Friday, August 3, 2007

J. Willard Hurst Prize to Nancy MacLean for Freedom is Not Enough

Nancy MacLean, Department of History, Northwestern University, is the 2007 winner of the J. Willard Hurst Prize for the best book in American Legal History, awarded by the Law and Society Association. Her book is Freedom is Not Enough: The Opening Up of the American Workplace (Harvard University Press).

Michael Grossberg, Indiana University, chaired this year's committee. Committee members were: Elizabeth Dale, University of Florida; Lawrence Friedman, Stanford University; Joanna Grossman, Hofstra University; David Konig, Washington University; and Sanford Levinson, University of Texas.

The committee called Freedom Is Not Enough "a rich and convincing tale about the centrality of workplace rights in the post World War II quest for civil rights in the United States. Taking her title from lines in a 1965 speech by Lyndon Johnson’s 1965 at Howard University, MacLean has written a fascinating narrative of grassroots struggles for workers’ rights that illuminates the links between gender, race, ethnicity, and political movements. Her stories, drawn from substantial archival research, are filled with telling examples of individual struggles by African-Americans, women, and Mexican-Americans against what she terms the ‘culture of exclusion.’ Through these stories she chronicles the efforts to implement path-breaking civil rights legislation and judicial decisions on the shop floor, construction site, and farm field as well as in the streets and the courts. At the same time, she insightfully weaves into her chronicle the conservative counterattacks that arose in response to each campaign for workplace diversity. She shows how this increasingly effective backlash combined with ineffective efforts to enforce antidiscrimination laws to limit drives for workplace equity and shift the public debate from affirmative action to reverse discrimination and quotas. MacLean places these intertwined stories in a broad political, cultural, and economic context that makes a significant contribution to our understanding of the interplay between law and society in the recent past. In doing so, Freedom Is Not Enough simultaneously illuminates and complicates our understanding of contemporary clashes over civil rights in America.”

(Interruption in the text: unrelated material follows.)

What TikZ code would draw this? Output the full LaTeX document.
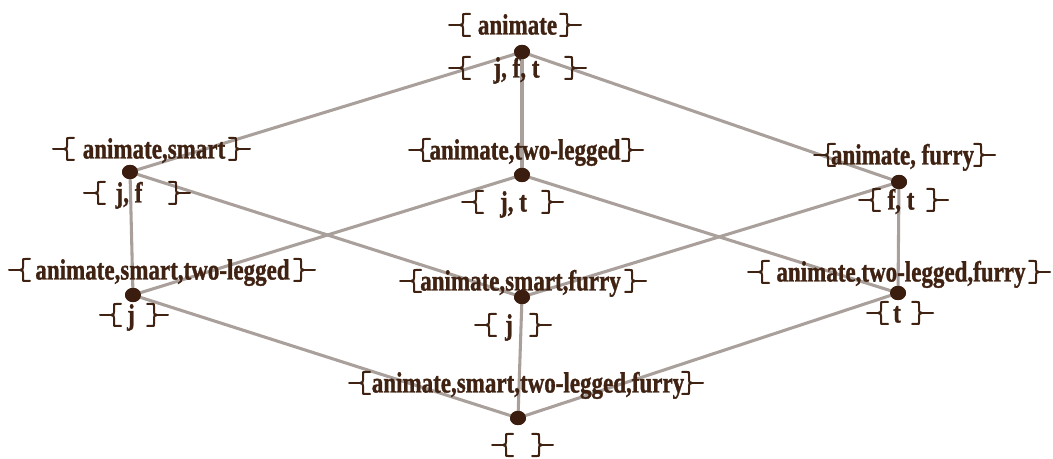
\documentclass[tikz,border=0pt]{standalone}
\usepackage{fontspec}
\setmainfont{Liberation Serif}
\newfontfamily\lblfont[BoldFeatures={FakeBold=1.3}]{Liberation Serif}
\usepackage{graphicx}
\usetikzlibrary{shapes.geometric}
\definecolor{linegray}{HTML}{A9A09B}
\definecolor{dotbrown}{HTML}{3A1D0E}
\definecolor{txtbrown}{HTML}{3F2212}
\newcommand\tallt[1]{\scalebox{1}[1.27]{#1}}
\begin{document}
\begin{tikzpicture}[x=0.75pt,y=-0.75pt,
  edge/.style={draw=linegray, line width=2.3pt},
  dot/.style={ellipse, fill=dotbrown, inner sep=0pt, minimum width=12pt, minimum height=10.5pt},
  lbl/.style={anchor=base, inner sep=0pt, text=txtbrown, font=\lblfont\bfseries\fontsize{17.25}{20}\selectfont},
  brk/.style={draw=txtbrown, line width=1.5pt, line cap=round},
  lbrk/.pic={\draw[brk] (8,-11) -- (3,-11) .. controls (1,-11) .. (1,-9) -- (1,-3) .. controls (1,-1) .. (-2,0) .. controls (1,1) .. (1,3) -- (1,9) .. controls (1,11) .. (3,11) -- (8,11);
             \draw[brk] (-2,0) -- (-13,0);},
  rbrk/.pic={\draw[brk] (-8,-11) -- (-3,-11) .. controls (-1,-11) .. (-1,-9) -- (-1,-3) .. controls (-1,-1) .. (2,0) .. controls (-1,1) .. (-1,3) -- (-1,9) .. controls (-1,11) .. (-3,11) -- (-8,11);
             \draw[brk] (2,0) -- (13,0);}
]
\useasboundingbox (0,0) rectangle (1053,459);

% concept dots
\node[dot] (top) at (522,52) {};
\node[dot] (S)   at (130,172) {};
\node[dot] (T)   at (522,175) {};
\node[dot] (F)   at (899,182) {};
\node[dot] (ST)  at (133,295) {};
\node[dot] (SF)  at (522,297) {};
\node[dot] (TF)  at (898,293) {};
\node[dot] (bot) at (518,418) {};

% edges
\draw[edge] (top.center) -- (S.center);
\draw[edge] (top.center) -- (T.center);
\draw[edge] (top.center) -- (F.center);
\draw[edge] (S.center) -- (ST.center);
\draw[edge] (S.center) -- (SF.center);
\draw[edge] (T.center) -- (ST.center);
\draw[edge] (T.center) -- (TF.center);
\draw[edge] (F.center) -- (SF.center);
\draw[edge] (F.center) -- (TF.center);
\draw[edge] (ST.center) -- (bot.center);
\draw[edge] (SF.center) -- (bot.center);
\draw[edge] (TF.center) -- (bot.center);

% dots on top of the edges
\foreach \n in {top,S,T,F,ST,SF,TF,bot} \fill[dotbrown] (\n) ellipse (8 and 7.2);

% labels: intents (above) and extents (below)
\node[lbl] (i1) at (517.5,34.5) {\tallt{animate}};
\pic at (462,25) {lbrk}; \pic at (568,25) {rbrk};
\node[lbl] (e1) at (516.5,77.5) {\tallt{j, f, t}};
\pic at (462,68) {lbrk}; \pic at (573,68) {rbrk};

\node[lbl] (i2) at (154,158.5) {\tallt{animate,smart}};
\pic at (66,149) {lbrk}; \pic at (237,149) {rbrk};
\node[lbl] (e2) at (129,202.5) {\tallt{j, f}};
\pic at (97,193) {lbrk}; \pic at (177,193) {rbrk};

\node[lbl] (i3) at (525,159.5) {\tallt{animate,two-legged}};
\pic at (422,150) {lbrk}; \pic at (630,150) {rbrk};
\node[lbl] (e3) at (513.5,211.5) {\tallt{j, t}};
\pic at (475,202) {lbrk}; \pic at (550,202) {rbrk};

\node[lbl] (i4) at (902.5,164.5) {\tallt{animate, furry}};
\pic at (827,155) {lbrk}; \pic at (982,155) {rbrk};
\node[lbl] (e4) at (901,209.5) {\tallt{f, t}};
\pic at (872,200) {lbrk}; \pic at (935,200) {rbrk};

\node[lbl] (i5) at (162.5,279.5) {\tallt{animate,smart,two-legged}};
\pic at (22,270) {lbrk}; \pic at (302,270) {rbrk};
\node[lbl] (e5) at (131,324.5) {\tallt{j}};
\pic at (113,315) {lbrk}; \pic at (155,315) {rbrk};

\node[lbl] (i6) at (520.5,290.5) {\tallt{animate,smart,furry}};
\pic at (413,281) {lbrk}; \pic at (633,281) {rbrk};
\node[lbl] (e6) at (509,334.5) {\tallt{j}};
\pic at (488,325) {lbrk}; \pic at (538,325) {rbrk};

\node[lbl] (i7) at (901,281.5) {\tallt{animate,two-legged,furry}};
\pic at (761,272) {lbrk}; \pic at (1037,272) {rbrk};
\node[lbl] (e7) at (897,322.5) {\tallt{t}};
\pic at (880,313) {lbrk}; \pic at (920,313) {rbrk};

\node[lbl] (i8) at (528,392.5) {\tallt{animate,smart,two-legged,furry}};
\pic at (362,383) {lbrk}; \pic at (690,383) {rbrk};
\pic at (505,445) {lbrk}; \pic at (540,445) {rbrk};
\end{tikzpicture}
\end{document}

The Hurst Prize Committee also recognized Université Laval historian Donald Fyson for his book Magistrates, Police, and People, Everyday Criminal Justice in Quebec and Lower Canada, 1764-1837 (University of Toronto Press), with an Honorable Mention. The citation reads: “Magistrates, Police, and People is a deeply researched and theoretically ambitious local study of criminal justice under shifting colonial regimes. Championing a revisionist social history, Fyson argues persuasively that everyday legal experiences are critical to understanding the nature of the legal process in any particular place and time. Through telling examples and compelling analyses, he demonstrates how local history can illuminate a broad legal landscape.”